City of Chicago v. Montgomery, 194 Ill. App. 515 (1915)

Oct. 5, 1915 · Illinois Appellate Court · Gen. No. 20,758
194 Ill. App. 515

City of Chicago, Defendant in Error, v. John Montgomery, Plaintiff in Error.

Gen. No. 20,758.

(Not to be reported in full.)

Error to the Municipal Court of Chicago; the Hon. E. K. Jaeecki, Judge, presiding.

Heard in this court at the October term, 1914.

Affirmed.

Opinion filed October 5, 1915.

*516Statement of the Case.

Action by the City of - Chicago, plaintiff, against John Montgomery, defendant, in the Municipal Court of Chicago, to recover a penalty for the sale of morphine without the prescription of a duly registered physician, in violation of the Municipal Code of Chicago. The same questions were raised in this case as in City of Chicago v. Montgomery, 191 Ill. App. 558, and as to such questions, the same contentions were made by counsel in the Appellate Court, and the same decision made by that court.

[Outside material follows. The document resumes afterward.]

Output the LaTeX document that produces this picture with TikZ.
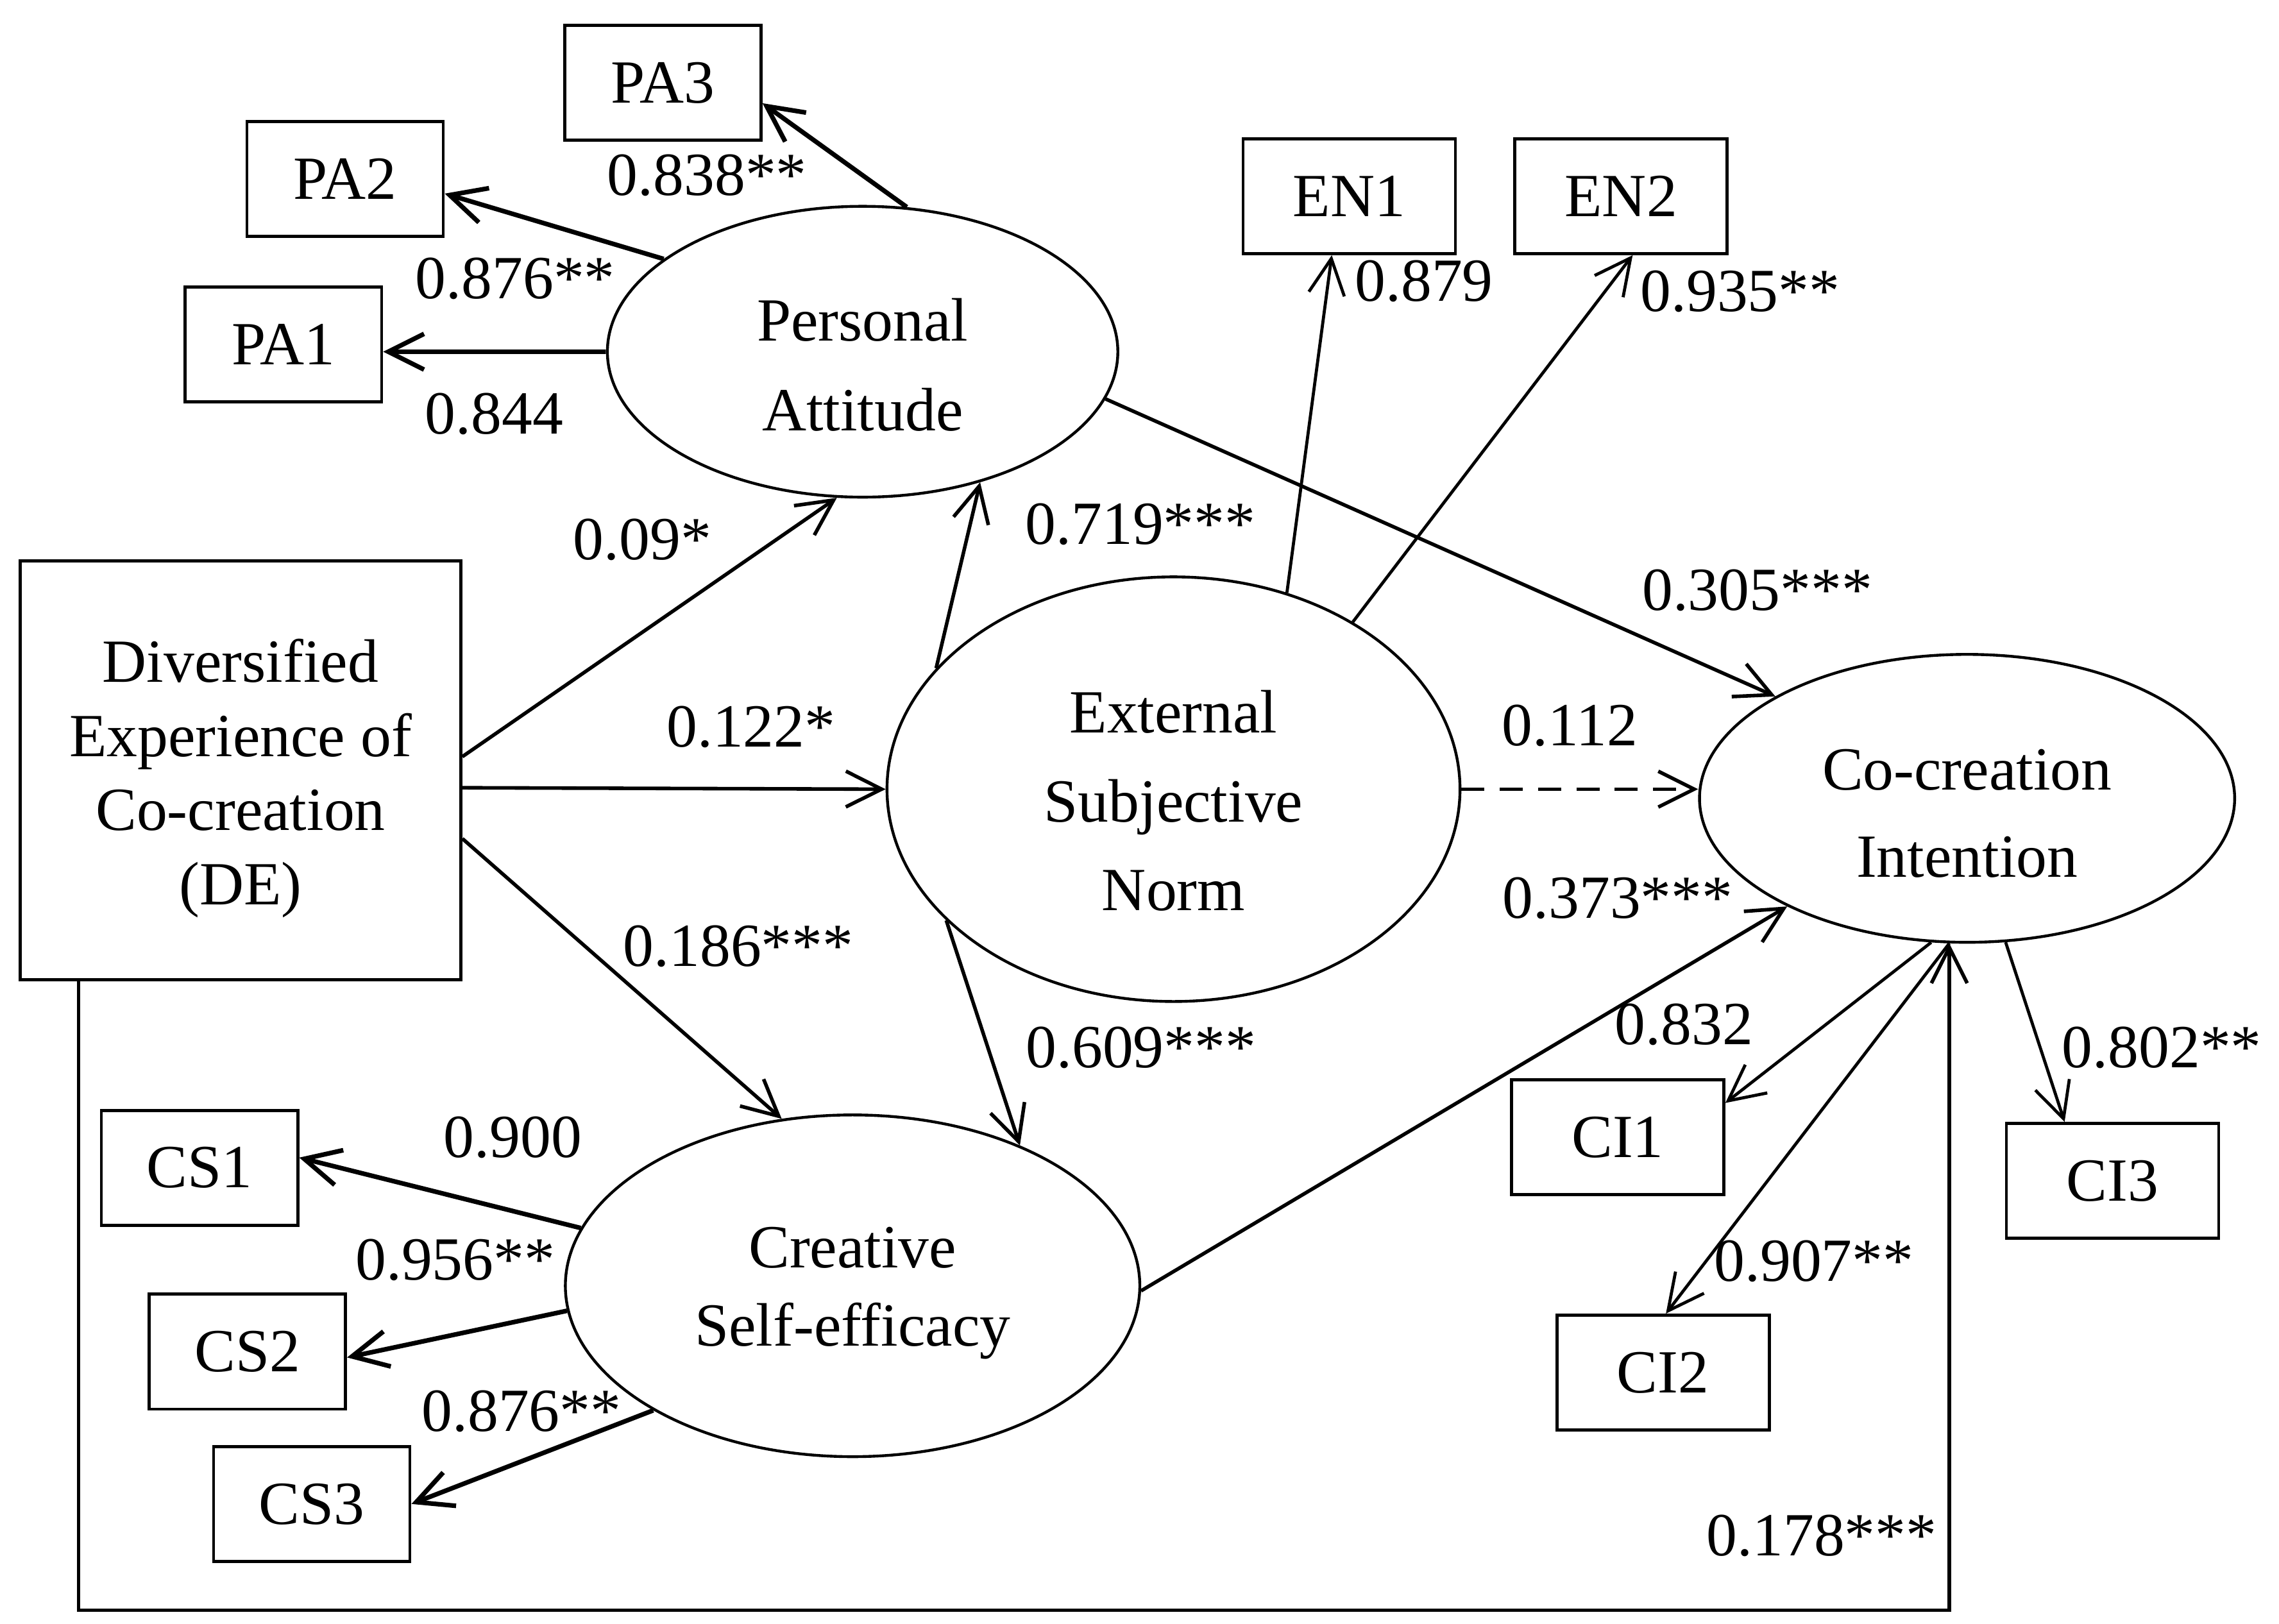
\documentclass[tikz,border=0pt]{standalone}
\usepackage{fontspec}
\setmainfont{Liberation Serif}
\usetikzlibrary{shapes.geometric,arrows.meta}

\begin{document}
\begin{tikzpicture}[x=0.01cm, y=-0.01cm,
        font=\fontsize{12}{14}\selectfont,
        >={Straight Barb[length=7pt,width=7pt]},
        construct/.style={draw, ellipse, line width=0.55pt, inner sep=0pt},
        caption/.style={align=center, inner sep=0pt},
        item/.style={draw, rectangle, line width=0.6pt, inner sep=0pt,
                     minimum width=1.35cm, minimum height=0.79cm},
        link/.style={->, line width=0.7pt},
        load/.style={->, line width=0.9pt},
        thinload/.style={->, line width=0.6pt},
        coef/.style={inner sep=0pt}]
    \useasboundingbox (0,0) rectangle (1568,1117);

    % Exogenous variable
    \node[draw, line width=0.6pt, minimum width=3.03cm, minimum height=2.88cm] (DE) at (165.5,530) {};
    \node[caption, font=\fontsize{12}{14.5}\selectfont] (DE-text) at ([yshift=-0.055cm]DE.center)
          {Diversified\\Experience of\\Co-creation\\(DE)};

    % Latent constructs
    \node[construct, minimum width=3.51cm, minimum height=2cm] (PA) at (593.5,242) {};
    \node[caption, font=\fontsize{12}{17.6}\selectfont] (PA-text) at ([yshift=-0.09cm]PA.center)
          {Personal\\Attitude};
    \node[construct, minimum width=3.94cm, minimum height=2.92cm] (EN) at (807.4,543) {};
    \node[caption, font=\fontsize{12}{17.4}\selectfont] (EN-text) at ([yshift=-0.08cm]EN.center)
          {External\\Subjective\\Norm};
    \node[construct, minimum width=3.68cm, minimum height=1.98cm] (CI) at (1353.4,549.3) {};
    \node[caption, font=\fontsize{12}{17}\selectfont] (CI-text) at ([yshift=-0.105cm]CI.center)
          {Co-creation\\Intention};
    \node[construct, minimum width=3.95cm, minimum height=2.35cm] (CS) at (586.6,884.7) {};
    \node[caption, font=\fontsize{12}{15.4}\selectfont] (CS-text) at ([yshift=-0.05cm]CS.center)
          {Creative\\Self-efficacy};

    % Indicators
    \node[item] (PA1) at (195,237) {PA1};
    \node[item] (PA2) at (237.4,123.2) {PA2};
    \node[item] (PA3) at (456,57) {PA3};
    \node[item, minimum width=1.46cm] (EN1) at (928.3,135) {EN1};
    \node[item, minimum width=1.46cm] (EN2) at (1115.3,135) {EN2};
    \node[item, minimum width=1.46cm] (CI1) at (1113,782.5) {CI1};
    \node[item, minimum width=1.46cm] (CI2) at (1144.2,944.4) {CI2};
    \node[item, minimum width=1.46cm] (CI3) at (1453.5,812.5) {CI3};
    \node[item] (CS1) at (137.3,803.5) {CS1};
    \node[item] (CS2) at (170.2,930) {CS2};
    \node[item] (CS3) at (214.5,1034.8) {CS3};

    % Structural paths
    \draw[link] ([yshift=0.094cm]DE.east) -- (PA.-100);
    \draw[link] ([yshift=-0.12cm]DE.east) -- (EN.west);
    \draw[link] ([yshift=-0.47cm]DE.east) -- (CS.113.5);
    \draw[link] (EN.153) -- (PA.-48);
    \draw[link] (EN.-150) -- (CS.40.7);
    \draw[link] (PA.-11.4) -- (CI.152.7);
    \draw[link, dash pattern=on 4.5pt off 3pt] (EN.east) -- (EN.east -| CI.west);
    \draw[link] (CS.-1) -- (CI.-149.3);
    \coordinate (loop) at (54,1108);
    \draw[link] (DE.south -| loop) -- (loop) -| (CI.263);

    % Loadings
    \draw[load] (PA.west) -- ([yshift=-0.05cm]PA1.east);
    \draw[load] (PA.155.7) -- ([yshift=-0.1cm]PA2.east);
    \draw[load] (PA.73.9) -- ([yshift=-0.14cm]PA3.east);
    \draw[thinload] (EN.60.4) -- ([xshift=-0.12cm]EN1.south);
    \draw[thinload] (EN.43.1) -- ([xshift=0.08cm]EN2.south);
    \draw[thinload] (CI.256.7) -- ([yshift=0.236cm]CI1.east);
    \draw[thinload] (CI.263) -- ([xshift=0.02cm]CI2.north);
    \draw[thinload] (CI.285.4) -- ([xshift=-0.33cm]CI3.north);
    \draw[load] (CS.168.3) -- ([yshift=0.07cm]CS1.east);
    \draw[load] (CS.185.2) -- ([yshift=-0.04cm]CS2.east);
    \draw[load] (CS.212.1) -- (CS3.east);

    % Coefficients
    \node[coef] (wPA3) at (486.5,120.8) {0.838**};
    \node[coef] (wPA2) at (354.5,191.6) {0.876**};
    \node[coef] (wPA1) at (340,285) {0.844};
    \node[coef] (bDEPA) at (442,371.5) {0.09*};
    \node[coef] (bENPA) at (784.7,360.5) {0.719***};
    \node[coef] (bDEEN) at (516.7,500) {0.122*};
    \node[coef] (bDECS) at (508,651) {0.186***};
    \node[coef] (bENCS) at (785,721) {0.609***};
    \node[coef] (wEN1) at (979.8,193.5) {0.879};
    \node[coef] (wEN2) at (1197.3,200.7) {0.935**};
    \node[coef] (bPACI) at (1209,406) {0.305***};
    \node[coef] (bENCI) at (1080,499.5) {0.112};
    \node[coef] (bCSCI) at (1113,618) {0.373***};
    \node[coef] (wCI1) at (1158.6,704.8) {0.832};
    \node[coef] (wCI3) at (1487.4,721) {0.802**};
    \node[coef] (wCI2) at (1248,867.7) {0.907**};
    \node[coef] (bDECI) at (1253.4,1056.8) {0.178***};
    \node[coef] (wCS1) at (352.8,782.4) {0.900};
    \node[coef] (wCS2) at (313.2,867) {0.956**};
    \node[coef] (wCS3) at (358.8,971) {0.876**};
\end{tikzpicture}
\end{document}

In this case, one Tucker, a police officer, was permitted to testify to a conversation in which one Isadore Bubinsky stated in defendant’s presence that defendant sold him the morphine as charged, together with a needle and cathartic pills. Defendant replied, “He did not get the morphine from me. I only sold him the needles.”

One Benjamin Bubinsky, brother of Isadore, testified that he went to defendant’s drug store with Tucker, and found a package in Isadora’s pocket, which Isadore stated he bought of defendant. Kate Bubinsky, wife of Isadore, testified that she saw defendant give Isadore a bottle, which he put in his pocket, and also Isadore give defendant money. She also testified that she got the pills and needles from her husband’s pocket after they got home. •

To reverse a judgment for plaintiff, defendant prosecutes this writ of error.

Edward H. Morris, for plaintiff in error.

John W. Beckwith, for defendant in error; Max M. Korshak and Vernon L. Bean, of counsel.

Mr. Justice Baker

delivered the opinion of the court.

*517Abstract of the Decision.

1. Criminal law, § 136 * —when evidence of conversation competent to show admission. The rule that evidence of a conversation, where a defendant charged with an offense, unequivocally denies it, is incompetent in a criminal case to prove an admission, has no application to a case where defendant, being charged with an offense, in part denies and in part admits it, and evidence of such a conversation is competent to prove an admission.

2. Druggists, § 9 * —when evidence sufficient to show sale of morphine without prescription. On an information charging defendant with the sale of morphine without the prescription of a duly registered physician, in violation of the Municipal Code of Chicago, evidence held to show clearly that defendant sold the morphine as charged.